** start of Data extract **
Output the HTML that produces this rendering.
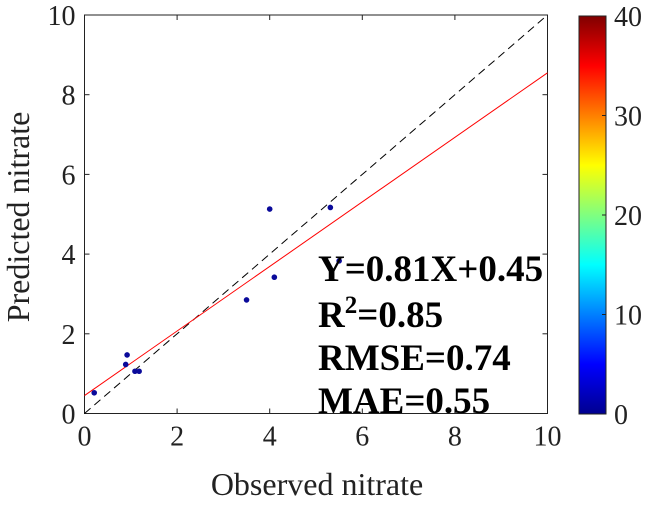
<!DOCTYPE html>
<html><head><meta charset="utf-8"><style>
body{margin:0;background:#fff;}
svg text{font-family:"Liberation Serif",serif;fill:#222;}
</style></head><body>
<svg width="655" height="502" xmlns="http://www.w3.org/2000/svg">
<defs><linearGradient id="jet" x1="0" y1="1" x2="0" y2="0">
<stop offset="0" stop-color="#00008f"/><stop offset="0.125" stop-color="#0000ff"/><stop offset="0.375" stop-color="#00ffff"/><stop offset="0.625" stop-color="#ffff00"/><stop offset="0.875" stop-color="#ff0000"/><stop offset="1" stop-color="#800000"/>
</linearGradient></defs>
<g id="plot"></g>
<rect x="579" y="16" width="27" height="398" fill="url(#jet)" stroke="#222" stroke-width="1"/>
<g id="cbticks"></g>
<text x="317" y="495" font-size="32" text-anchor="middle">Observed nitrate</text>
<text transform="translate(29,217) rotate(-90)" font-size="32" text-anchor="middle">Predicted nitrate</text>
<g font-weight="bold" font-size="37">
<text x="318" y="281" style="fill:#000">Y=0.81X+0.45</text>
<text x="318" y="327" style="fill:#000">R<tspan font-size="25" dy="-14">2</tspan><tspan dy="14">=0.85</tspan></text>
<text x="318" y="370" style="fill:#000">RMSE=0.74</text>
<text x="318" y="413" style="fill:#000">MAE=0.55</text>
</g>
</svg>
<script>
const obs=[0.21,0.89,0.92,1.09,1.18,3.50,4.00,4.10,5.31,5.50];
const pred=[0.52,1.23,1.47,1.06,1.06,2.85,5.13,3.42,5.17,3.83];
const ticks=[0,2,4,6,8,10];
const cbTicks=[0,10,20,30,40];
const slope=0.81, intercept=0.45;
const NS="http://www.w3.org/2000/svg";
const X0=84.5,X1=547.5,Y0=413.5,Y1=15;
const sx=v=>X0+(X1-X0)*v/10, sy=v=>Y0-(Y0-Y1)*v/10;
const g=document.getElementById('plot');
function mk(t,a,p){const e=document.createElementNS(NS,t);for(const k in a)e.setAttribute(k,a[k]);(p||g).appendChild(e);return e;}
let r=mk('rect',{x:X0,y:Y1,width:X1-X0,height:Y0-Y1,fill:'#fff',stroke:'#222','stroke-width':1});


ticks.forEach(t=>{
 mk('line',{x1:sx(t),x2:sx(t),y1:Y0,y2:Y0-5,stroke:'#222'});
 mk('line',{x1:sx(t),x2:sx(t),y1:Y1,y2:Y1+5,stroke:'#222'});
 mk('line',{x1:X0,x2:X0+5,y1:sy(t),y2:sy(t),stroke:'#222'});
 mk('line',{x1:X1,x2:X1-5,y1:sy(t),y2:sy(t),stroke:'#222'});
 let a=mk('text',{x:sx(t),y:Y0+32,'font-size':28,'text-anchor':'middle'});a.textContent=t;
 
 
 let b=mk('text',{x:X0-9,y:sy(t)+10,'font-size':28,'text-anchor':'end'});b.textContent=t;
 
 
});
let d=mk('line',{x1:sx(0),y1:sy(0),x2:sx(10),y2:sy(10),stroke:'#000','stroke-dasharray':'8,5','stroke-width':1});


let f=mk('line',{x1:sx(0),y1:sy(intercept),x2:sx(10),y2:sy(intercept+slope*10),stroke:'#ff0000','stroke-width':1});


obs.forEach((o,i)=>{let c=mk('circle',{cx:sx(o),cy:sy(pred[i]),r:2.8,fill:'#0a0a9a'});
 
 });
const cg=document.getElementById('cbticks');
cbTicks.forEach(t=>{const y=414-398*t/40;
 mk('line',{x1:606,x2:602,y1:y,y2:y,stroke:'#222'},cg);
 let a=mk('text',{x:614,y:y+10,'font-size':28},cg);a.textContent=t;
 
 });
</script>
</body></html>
** end of Data extract **
** start of Data extract **
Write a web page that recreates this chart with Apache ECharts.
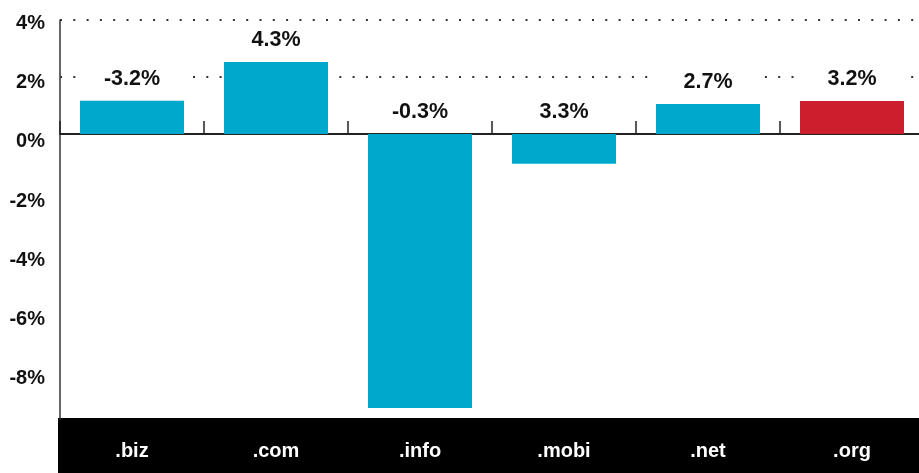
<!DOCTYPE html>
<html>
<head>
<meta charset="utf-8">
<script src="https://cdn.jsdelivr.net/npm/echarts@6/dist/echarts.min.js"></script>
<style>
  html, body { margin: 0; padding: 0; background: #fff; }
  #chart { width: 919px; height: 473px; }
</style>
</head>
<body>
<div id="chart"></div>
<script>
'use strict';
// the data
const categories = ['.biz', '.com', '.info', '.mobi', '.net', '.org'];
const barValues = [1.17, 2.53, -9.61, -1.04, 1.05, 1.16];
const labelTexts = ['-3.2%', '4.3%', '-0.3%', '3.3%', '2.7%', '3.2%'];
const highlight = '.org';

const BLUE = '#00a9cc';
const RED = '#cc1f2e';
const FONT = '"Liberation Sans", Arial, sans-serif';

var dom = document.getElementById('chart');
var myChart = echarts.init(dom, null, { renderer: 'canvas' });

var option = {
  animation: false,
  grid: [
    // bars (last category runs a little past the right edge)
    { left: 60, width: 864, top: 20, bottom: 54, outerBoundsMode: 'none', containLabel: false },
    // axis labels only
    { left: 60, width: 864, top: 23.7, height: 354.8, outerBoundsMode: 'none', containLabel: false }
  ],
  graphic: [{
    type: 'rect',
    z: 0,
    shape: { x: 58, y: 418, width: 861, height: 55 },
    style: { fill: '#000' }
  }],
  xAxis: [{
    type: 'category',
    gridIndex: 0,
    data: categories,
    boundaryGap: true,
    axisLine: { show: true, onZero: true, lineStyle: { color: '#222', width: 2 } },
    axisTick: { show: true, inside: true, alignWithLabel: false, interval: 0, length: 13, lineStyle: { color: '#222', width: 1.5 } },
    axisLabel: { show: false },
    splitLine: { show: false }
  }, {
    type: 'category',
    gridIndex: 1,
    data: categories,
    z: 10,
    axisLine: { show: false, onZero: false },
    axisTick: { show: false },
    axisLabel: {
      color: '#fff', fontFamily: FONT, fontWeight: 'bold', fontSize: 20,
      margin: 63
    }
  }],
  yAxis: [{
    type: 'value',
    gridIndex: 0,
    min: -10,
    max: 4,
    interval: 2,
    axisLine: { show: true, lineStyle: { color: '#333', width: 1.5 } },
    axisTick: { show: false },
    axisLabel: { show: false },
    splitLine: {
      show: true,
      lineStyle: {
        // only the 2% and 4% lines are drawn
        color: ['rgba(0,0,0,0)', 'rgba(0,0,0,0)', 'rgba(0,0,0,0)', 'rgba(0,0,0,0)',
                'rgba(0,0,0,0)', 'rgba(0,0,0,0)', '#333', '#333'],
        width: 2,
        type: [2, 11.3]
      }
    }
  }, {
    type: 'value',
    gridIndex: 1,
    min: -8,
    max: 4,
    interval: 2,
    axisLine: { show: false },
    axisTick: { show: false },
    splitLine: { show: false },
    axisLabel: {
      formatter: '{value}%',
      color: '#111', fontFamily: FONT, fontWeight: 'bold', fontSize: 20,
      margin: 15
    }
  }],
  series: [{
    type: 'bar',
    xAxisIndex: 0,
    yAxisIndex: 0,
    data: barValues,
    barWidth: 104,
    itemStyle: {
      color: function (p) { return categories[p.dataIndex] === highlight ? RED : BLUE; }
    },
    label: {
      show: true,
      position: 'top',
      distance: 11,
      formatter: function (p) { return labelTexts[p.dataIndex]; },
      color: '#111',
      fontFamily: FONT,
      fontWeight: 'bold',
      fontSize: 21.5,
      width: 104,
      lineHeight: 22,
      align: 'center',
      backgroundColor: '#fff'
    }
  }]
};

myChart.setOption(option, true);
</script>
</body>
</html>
** end of Data extract **
Include both the line containing "Write a web" and the line containing "const highlight = '.org';" when you write out everything between them, exactly. Leave the pictures out.

Write a web page that recreates this chart with Apache ECharts.
<!DOCTYPE html>
<html>
<head>
<meta charset="utf-8">
<script src="https://cdn.jsdelivr.net/npm/echarts@6/dist/echarts.min.js"></script>
<style>
  html, body { margin: 0; padding: 0; background: #fff; }
  #chart { width: 919px; height: 473px; }
</style>
</head>
<body>
<div id="chart"></div>
<script>
'use strict';
// the data
const categories = ['.biz', '.com', '.info', '.mobi', '.net', '.org'];
const barValues = [1.17, 2.53, -9.61, -1.04, 1.05, 1.16];
const labelTexts = ['-3.2%', '4.3%', '-0.3%', '3.3%', '2.7%', '3.2%'];
const highlight = '.org';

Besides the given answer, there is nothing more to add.